**What you will do:**
Only the lines from the start of the data through the line containing "legend=False, ax=ax)" should be written out, exactly as they are, with both ends included and the pictures left out.

--- Data excerpt ---

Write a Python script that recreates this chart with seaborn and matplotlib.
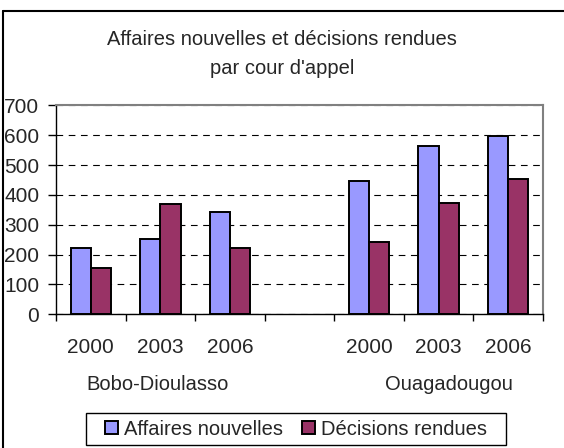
import matplotlib
matplotlib.use("Agg")
import matplotlib.pyplot as plt
import matplotlib.transforms as mtransforms
from matplotlib.lines import Line2D
from matplotlib.patches import Patch, Rectangle
import pandas as pd
import seaborn as sns

# data
cities = ["Bobo-Dioulasso", "Ouagadougou"]
years = ["2000", "2003", "2006"]
series = ["Affaires nouvelles", "Décisions rendues"]
affaires_nouvelles = [221, 252, 342, 446, 565, 597]
decisions_rendues = [154, 368, 223, 243, 373, 454]
colors = ["#9999FF", "#993366"]

slots = ["{} {}".format(c, y) for c in cities for y in years]
order = slots[:3] + ["gap"] + slots[3:]  # empty slot between the two courts

df = pd.DataFrame({
    "slot": slots * 2,
    "serie": [series[0]] * len(slots) + [series[1]] * len(slots),
    "value": affaires_nouvelles + decisions_rendues,
})

sns.set_theme(style="white")
plt.rcParams["font.family"] = ["Liberation Sans", "DejaVu Sans"]
FS = 14.5

W, H = 564, 448
fig = plt.figure(figsize=(W / 100, H / 100), dpi=100)
ax = fig.add_axes([56 / W, 1 - 314.3 / H, (543 - 56) / W, (314.3 - 105.3) / H])

sns.barplot(data=df, x="slot", y="value", hue="serie", order=order, hue_order=series,
            palette=colors, saturation=1, width=0.58, edgecolor="black", linewidth=1.4,
            legend=False, ax=ax)

ax.set_xlim(-0.5, len(order) - 0.5)
ax.set_ylim(0, 700)
ax.set_yticks(range(0, 701, 100))
ax.tick_params(axis="y", labelsize=FS + 0.5, length=6, width=1, color="black", pad=6, left=True)
ax.set_xlabel("")
ax.set_ylabel("")

# year labels at slot centres, tick marks at slot boundaries
centres = [i for i, s in enumerate(order) if s != "gap"]
ax.set_xticks(centres)
ax.set_xticklabels(years * 2)
ax.tick_params(axis="x", which="major", length=0, labelsize=FS + 0.5, pad=17)
ax.set_xticks([i - 0.5 for i in range(len(order) + 1)], minor=True)
ax.tick_params(axis="x", which="minor", length=5, width=1, color="black", direction="out", bottom=True)

ax.yaxis.grid(True, linestyle=(0, (6, 5)), color="black", linewidth=0.8)
ax.set_axisbelow(True)
for side in ["top", "right"]:
    ax.spines[side].set_color("#808080")
    ax.spines[side].set_linewidth(1.5)
for side in ["left", "bottom"]:
    ax.spines[side].set_color("black")
    ax.spines[side].set_linewidth(1)

# court names under the years
trans = mtransforms.blended_transform_factory(ax.transData, fig.transFigure)
ax.text(0.96, 1 - 390 / H, cities[0], transform=trans, ha="center", va="baseline", fontsize=FS)
ax.text(5.15, 1 - 390 / H, cities[1], transform=trans, ha="center", va="baseline", fontsize=FS)

fig.text(282 / W, 1 - 45 / H, "Affaires nouvelles et décisions rendues", ha="center", va="baseline", fontsize=FS)
fig.text(282 / W, 1 - 74 / H, "par cour d'appel", ha="center", va="baseline", fontsize=FS)

# legend: frameless entries inside a drawn box
handles = [Patch(facecolor=c, edgecolor="black", linewidth=1.4) for c in colors]
fig.legend(handles, series, loc="center", bbox_to_anchor=(296 / W, 1 - 429 / H), ncol=2,
           frameon=False, fontsize=FS, handlelength=0.65, handleheight=0.65,
           handletextpad=0.3, columnspacing=0.9, borderpad=0, borderaxespad=0)
fig.add_artist(Rectangle((86 / W, 1 - 445 / H), 420 / W, 32 / H, facecolor="none",
                         edgecolor="black", linewidth=1, transform=fig.transFigure))

# outer chart frame (only left and top edges visible)
fig.add_artist(Line2D([3 / W, 3 / W], [0, 1 - 11 / H], color="black", linewidth=1.5, transform=fig.transFigure))
fig.add_artist(Line2D([3 / W, 1], [1 - 11 / H, 1 - 11 / H], color="black", linewidth=1.5, transform=fig.transFigure))

fig.savefig("out.png", dpi=100)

---

**Solved problem:**
Write a Python script that recreates this chart with seaborn and matplotlib.
import matplotlib
matplotlib.use("Agg")
import matplotlib.pyplot as plt
import matplotlib.transforms as mtransforms
from matplotlib.lines import Line2D
from matplotlib.patches import Patch, Rectangle
import pandas as pd
import seaborn as sns

# data
cities = ["Bobo-Dioulasso", "Ouagadougou"]
years = ["2000", "2003", "2006"]
series = ["Affaires nouvelles", "Décisions rendues"]
affaires_nouvelles = [221, 252, 342, 446, 565, 597]
decisions_rendues = [154, 368, 223, 243, 373, 454]
colors = ["#9999FF", "#993366"]

slots = ["{} {}".format(c, y) for c in cities for y in years]
order = slots[:3] + ["gap"] + slots[3:]  # empty slot between the two courts

df = pd.DataFrame({
    "slot": slots * 2,
    "serie": [series[0]] * len(slots) + [series[1]] * len(slots),
    "value": affaires_nouvelles + decisions_rendues,
})

sns.set_theme(style="white")
plt.rcParams["font.family"] = ["Liberation Sans", "DejaVu Sans"]
FS = 14.5

W, H = 564, 448
fig = plt.figure(figsize=(W / 100, H / 100), dpi=100)
ax = fig.add_axes([56 / W, 1 - 314.3 / H, (543 - 56) / W, (314.3 - 105.3) / H])

sns.barplot(data=df, x="slot", y="value", hue="serie", order=order, hue_order=series,
            palette=colors, saturation=1, width=0.58, edgecolor="black", linewidth=1.4,
            legend=False, ax=ax)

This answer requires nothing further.